Ajahn Jumniun is the monk I wrote about earlier in the journal who gave me a bag of 52 amulets that he blessed. These amulets I sent to my cousin in Iraq. Not one of the soldiers who wore one of the amulets was harmed in their year of duty. Ajahn Jumniun wouldn’t say if the visions were past life visions, but said they very likely were. He also pointed out that if they were, that is not who I am today.

I’ve been reflecting about these visions the last few days as I’ve been struggling with the pain in my arm and neck. If I was a soldier in Vietnam in my past life and if I did kill people, it shouldn’t be surprising that I have a lot of illness and physical pain in this birth.

I do not know if those experiences were past life or not, but I do use the reflection on kamma to motivate myself to practice.

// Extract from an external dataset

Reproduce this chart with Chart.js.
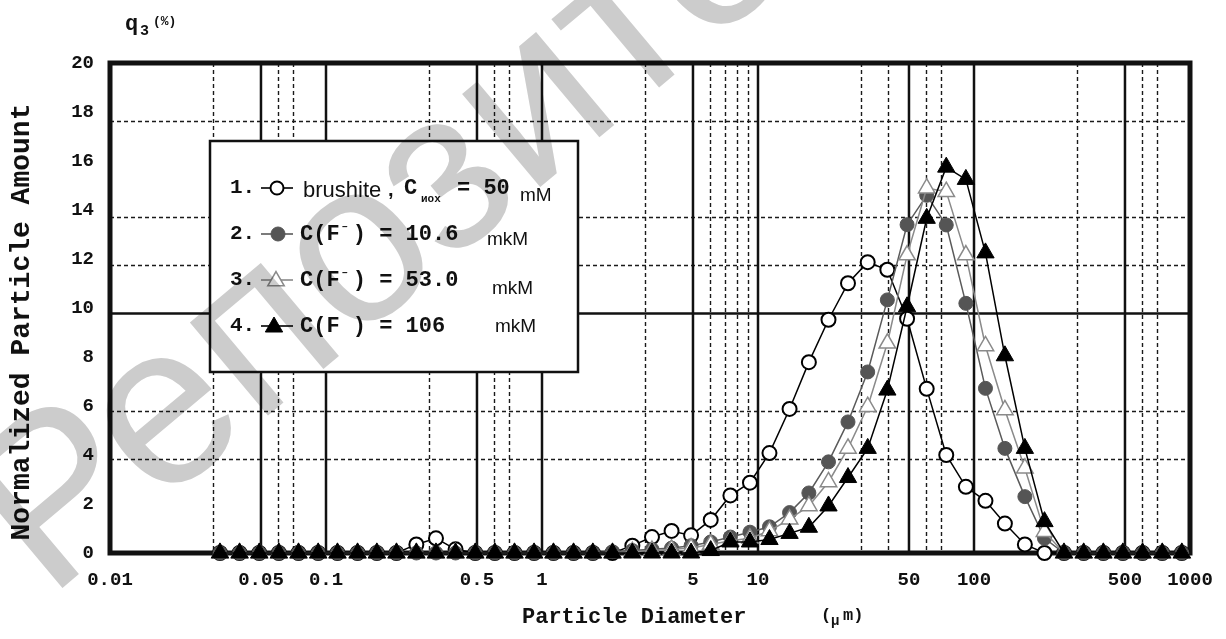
<!DOCTYPE html>
<html><head><meta charset="utf-8">
<script src="https://cdn.jsdelivr.net/npm/chart.js@4.4.1/dist/chart.umd.min.js"></script>
<style>html,body{margin:0;padding:0;background:#fff;overflow:hidden}</style>
</head><body>
<canvas id="c" width="1226" height="639" style="display:block;width:1226px;height:639px"></canvas>
<script>
// ---- data ----
const diameters = [0.0323,0.0398,0.0491,0.0605,0.0746,0.092,0.113,0.140,0.172,0.212,
  0.262,0.323,0.398,0.491,0.605,0.746,0.919,1.13,1.40,1.72,
  2.12,2.62,3.23,3.98,4.90,6.04,7.45,9.18,11.3,14.0,
  17.2,21.2,26.1,32.2,39.7,49.0,60.4,74.4,91.7,113,
  139,172,212,261,322,397,489,603,744,917];
const brushite = [0,0,0,0,0,0,0,0,0,0,
  0.35,0.6,0.15,0,0,0,0,0,0,0,
  0,0.3,0.65,0.9,0.72,1.35,2.35,2.87,4.08,5.88,
  7.79,9.52,11.01,11.87,11.56,9.56,6.7,4.0,2.7,2.13,
  1.2,0.35,0,0,0,0,0,0,0,0];
const fluoride10 = [0,0,0,0,0,0,0,0,0,0,
  0,0,0,0,0,0,0,0,0,0,
  0.05,0.1,0.15,0.2,0.3,0.45,0.65,0.85,1.07,1.65,
  2.45,3.72,5.35,7.39,10.33,13.4,14.6,13.39,10.19,6.72,
  4.27,2.3,0.6,0,0,0,0,0,0,0];
const fluoride53 = [0,0,0,0,0,0,0,0,0,0,
  0,0,0,0,0,0,0,0,0,0,
  0,0.05,0.1,0.15,0.2,0.35,0.5,0.6,0.9,1.38,
  1.92,2.9,4.27,5.97,8.56,12.16,14.89,14.75,12.16,8.45,
  5.84,3.46,0.87,0,0,0,0,0,0,0];
const fluoride106 = [0,0,0,0,0,0,0,0,0,0,
  0,0,0,0,0,0,0,0,0,0,
  0,0,0,0,0,0.1,0.45,0.45,0.55,0.8,
  1.05,1.92,3.08,4.27,6.65,10.05,13.66,15.75,15.25,12.25,
  8.05,4.27,1.28,0,0,0,0,0,0,0];
const seriesNames = ['brushite, C = 50 mM','C(F-) = 10.6 mkM','C(F-) = 53.0 mkM','C(F ) = 106 mkM'];
const xTickValues = [0.01,0.05,0.1,0.5,1,5,10,50,100,500,1000];
const xTickLabels = ['0.01','0.05','0.1','0.5','1','5','10','50','100','500','1000'];
const yTickValues = [0,2,4,6,8,10,12,14,16,18,20];
const xGridSolid = [0.05,0.1,0.5,1,5,10,50,100,500];
const xGridDashed = [0.03,0.06,0.07,0.3,0.6,0.7,3,6,7,8,9,30,40,60,70,300,600,700];
const yGridDashed = [3.84,5.8,11.76,13.7,17.64];
const yGridSolid = [9.78];

const MONO = "'Liberation Mono','DejaVu Sans Mono',monospace";
const SANS = "'Liberation Sans',Arial,sans-serif";

function pts(arr){ return diameters.map((d,i)=>({x:d,y:arr[i]})); }

const gridPlugin = {
  id:'gridFrame',
  beforeDatasetsDraw(chart){
    const {ctx, chartArea:a, scales:{x,y}} = chart;
    ctx.save();
    ctx.strokeStyle = '#1a1a1a';
    ctx.lineWidth = 1.4;
    ctx.setLineDash([4,3]);
    xGridDashed.forEach(v=>{ const px = Math.round(x.getPixelForValue(v))+0.5;
      ctx.beginPath(); ctx.moveTo(px,a.top); ctx.lineTo(px,a.bottom); ctx.stroke(); });
    yGridDashed.forEach(v=>{ const py = Math.round(y.getPixelForValue(v))+0.5;
      ctx.beginPath(); ctx.moveTo(a.left,py); ctx.lineTo(a.right,py); ctx.stroke(); });
    ctx.setLineDash([]);
    ctx.lineWidth = 2.5;
    ctx.strokeStyle = '#111';
    xGridSolid.forEach(v=>{ const px = x.getPixelForValue(v);
      ctx.beginPath(); ctx.moveTo(px,a.top); ctx.lineTo(px,a.bottom); ctx.stroke(); });
    yGridSolid.forEach(v=>{ const py = y.getPixelForValue(v);
      ctx.beginPath(); ctx.moveTo(a.left,py); ctx.lineTo(a.right,py); ctx.stroke(); });
    // frame
    ctx.lineWidth = 5;
    ctx.strokeStyle = '#111';
    ctx.strokeRect(a.left, a.top, a.right-a.left, a.bottom-a.top);
    // legend box
    ctx.fillStyle = '#fff';
    ctx.fillRect(210,141,368,231);
    ctx.lineWidth = 2.5;
    ctx.strokeRect(210,141,368,231);
    ctx.restore();
  }
};

function marker(ctx, style, x, y, r, fill, stroke, lw){
  ctx.fillStyle = fill; ctx.strokeStyle = stroke; ctx.lineWidth = lw;
  Chart.helpers.drawPoint(ctx, {pointStyle:style, radius:r, borderWidth:lw, rotation:0}, x, y);
}
function txt(ctx, s, x, y, font, align){
  ctx.font = font; ctx.textAlign = align || 'left'; ctx.fillText(s, x, y);
}

const textPlugin = {
  id:'texts',
  afterDraw(chart){
    const ctx = chart.ctx;
    ctx.save();
    ctx.fillStyle = '#111';
    ctx.textBaseline = 'middle';
    // legend rows
    const bold22 = 'bold 22px ' + MONO;
    const rows = [188, 234, 280, 326];
    ['1.','2.','3.','4.'].forEach((s,i)=>{ ctx.fillStyle='#111'; txt(ctx, s, 230, rows[i], 'bold 21px ' + MONO); });
    // markers & short lines
    const lines = [['#000',1.6],['#5a5a5a',1.6],['#8a8a8a',1.6],['#000',1.6]];
    rows.forEach((yy,i)=>{ ctx.strokeStyle = lines[i][0]; ctx.lineWidth = lines[i][1];
      ctx.beginPath(); ctx.moveTo(261,yy); ctx.lineTo(293,yy); ctx.stroke(); });
    marker(ctx,'circle',277,rows[0],6.5,'#fff','#000',2);
    marker(ctx,'circle',278,rows[1],7,'#555','#555',1);
    marker(ctx,'triangle',276,rows[2]+1,9.5,'#fff','#8a8a8a',1.5);
    marker(ctx,'triangle',274,rows[3]+1,10,'#000','#000',1);
    ctx.fillStyle = '#111';
    // row 1
    txt(ctx, 'brushite', 303, rows[0]+3, '22px ' + SANS);
    txt(ctx, ',', 388, rows[0]+2, 'bold 20px ' + SANS);
    txt(ctx, 'C', 404, rows[0], bold22);
    txt(ctx, 'иох', 421, rows[0]+11, 'bold 11px ' + MONO);
    txt(ctx, '= 50', 457, rows[0], bold22);
    txt(ctx, 'mM', 520, rows[0]+8, '19px ' + SANS);
    // row 2-4
    const cw = 13.2;
    function fRow(yy, sup, rest){
      txt(ctx, 'C(F', 300, yy, bold22);
      if (sup) txt(ctx, '\u2013', 300+3*cw+2, yy-8, 'bold 11px ' + MONO);
      txt(ctx, rest, 300+4*cw, yy, bold22);
    }
    fRow(rows[1], true, ') = 10.6');
    fRow(rows[2], true, ') = 53.0');
    fRow(rows[3], false, ') = 106');
    txt(ctx, 'mkM', 487, rows[1]+6, '19px ' + SANS);
    txt(ctx, 'mkM', 492, rows[2]+9, '19px ' + SANS);
    txt(ctx, 'mkM', 495, rows[3]+1, '19px ' + SANS);
    // axis titles
    txt(ctx, 'Particle Diameter', 522, 617, 'bold 22px ' + MONO);
    txt(ctx, '(', 821, 616, 'bold 17px ' + MONO);
    txt(ctx, '\u03bc', 831, 621, 'bold 14px ' + MONO);
    txt(ctx, 'm)', 843, 616, 'bold 17px ' + MONO);
    ctx.save();
    ctx.translate(22, 322);
    ctx.rotate(-Math.PI/2);
    txt(ctx, 'Normalized Particle Amount', 0, 0, 'bold 28px ' + MONO, 'center');
    ctx.restore();
    // q3 (%)
    txt(ctx, 'q', 125, 24, 'bold 22px ' + MONO);
    txt(ctx, '3', 140, 31, 'bold 15px ' + MONO);
    txt(ctx, '(%)', 153, 22, 'bold 13px ' + MONO);
    // watermark
    ctx.globalCompositeOperation = 'multiply';
    ctx.fillStyle = '#cccccc';
    ctx.translate(48, 600);
    ctx.rotate(-40*Math.PI/180);
    ctx.textBaseline = 'alphabetic';
    txt(ctx, 'Репозиторий', 0, 0, '230px ' + SANS);
    ctx.restore();
  }
};

const ds = (label, arr, o) => Object.assign({label, data:pts(arr), clip:false, borderWidth:1.5,
  tension:0, fill:false, pointHoverRadius:0}, o);

new Chart(document.getElementById('c'), {
  type:'line',
  data:{datasets:[
    ds(seriesNames[3], fluoride106, {borderColor:'#000', pointStyle:'triangle', pointRadius:10,
      pointBackgroundColor:'#000', pointBorderColor:'#000', pointBorderWidth:1, order:0}),
    ds(seriesNames[2], fluoride53, {borderColor:'#8a8a8a', pointStyle:'triangle', pointRadius:9.5,
      pointBackgroundColor:'#fff', pointBorderColor:'#8a8a8a', pointBorderWidth:1.5, order:1}),
    ds(seriesNames[1], fluoride10, {borderColor:'#5a5a5a', pointStyle:'circle', pointRadius:7,
      pointBackgroundColor:'#555', pointBorderColor:'#555', pointBorderWidth:1, order:2}),
    ds(seriesNames[0], brushite, {borderColor:'#000', pointStyle:'circle', pointRadius:7,
      pointBackgroundColor:'#fff', pointBorderColor:'#000', pointBorderWidth:2, order:3})
  ]},
  options:{
    responsive:false, animation:false, devicePixelRatio:1,
    layout:{padding:{left:0,right:36,top:63,bottom:0}},
    plugins:{legend:{display:false}, tooltip:{enabled:false}},
    events:[],
    scales:{
      x:{type:'logarithmic', min:0.01, max:1000,
        grid:{display:false}, border:{display:false},
        afterBuildTicks:(s)=>{ s.ticks = xTickValues.map(v=>({value:v})); },
        afterFit:(s)=>{ s.height = 86; },
        ticks:{autoSkip:false, maxRotation:0, minRotation:0, padding:8, color:'#111',
          font:{family:MONO, size:19, weight:'bold'},
          callback:(v,i)=>xTickLabels[i]}},
      y:{type:'linear', min:0, max:20,
        grid:{display:false}, border:{display:false},
        afterBuildTicks:(s)=>{ s.ticks = yTickValues.map(v=>({value:v})); },
        afterFit:(s)=>{ s.width = 110; },
        ticks:{padding:8, color:'#111', font:{family:MONO, size:19, weight:'bold'},
          callback:(v)=>String(v)}}
    }
  },
  plugins:[gridPlugin, textPlugin]
});
</script>
</body></html>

Yesterday I had the idea to do a journal entry just listing all the US service women and men who have died in Iraq since we started our pilgrimage. I’m sad to say the number of names would have been very long. I was shocked and very saddened to read all the names. I think it was close to 240 soldiers. I’ve also heard that for each soldier killed 6 to 8 are serious wounded or maimed. Of course the Iraqi casualties, to both police and civilians, are enormously higher than that of the US soldiers.

There is a pull in me that wants to get verbal and wants to get involved in a campaign to end the war. I’m resisting that pull and I feel the most important thing I can do is meditate and free my own heart of suffering, greed, anger, delusion. If I’m able to understand these things in own being then maybe I’ll be able to help others.